M.B.D. – Podemos dizer que sim. Nesta primeira fase de relançamento desta nova estratégia estamos focados no mercado europeu, em particular nos países escandinavos e no próprio mercado africano, uma vez que estamos lá e sabemos que ali há uma grande população de expatriados e há já uma população africana com um alto poder de compra. Então estes são, para já, os nossos mercados-alvo. Sempre apontando aos nichos. Numa fase posterior, em função da evolução desta estratégia e de um crescimento que acreditamos vai acontecer, chegará o momento para redefinir objetivos e estratégias.
– Ou seja, para já curto e médio prazos, depois longo prazo.
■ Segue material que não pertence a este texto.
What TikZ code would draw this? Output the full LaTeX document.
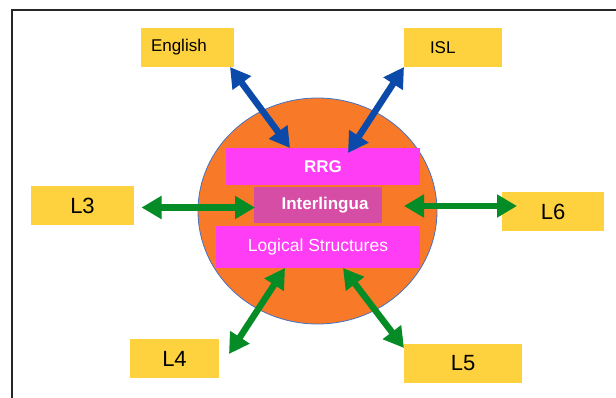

É isso?
M.B.D. – Sim. Temos as ações repartidas entre curto e médio prazos por um lado e longo prazo, por outro. Para o primeiro, os mercados estão perfeitamente definidos. Com investimentos e ações claras para desenvolver. Entretanto, no longo prazo, cabe-nos estudar os possíveis mercados que deverão entrar, posteriormente nas nossas campanhas. E por isso acreditamos que a partir daqui, de Macau e da sua relação com a China, também poderemos captar o turismo que procuramos, obviamente.
– Como Diretora-Geral do Turismo o que é que diz a um investidor ou a um potencial turista?
M.B.D. – Aos investidores, que tenham mais curiosidade, pesquisem mais sobre São Tomé e Príncipe. Estamos muito bem posicionados, em cima da linha do Equador, e oferecemos boas oportunidades. Pedimos sempre para que olhem para nós, não apenas enquanto ilhas, mas para o nosso posicionamento e a nossa proximidade ao continente africano e todo o potencial que existe naqueles países. Para o público final, vejam-nos como um destino emergente, que está a entrar na moda, olhem para as nossas praias lindas, para uma vegetação exuberante e vejam-nos como o destino certo para quem procura umas férias relaxadas.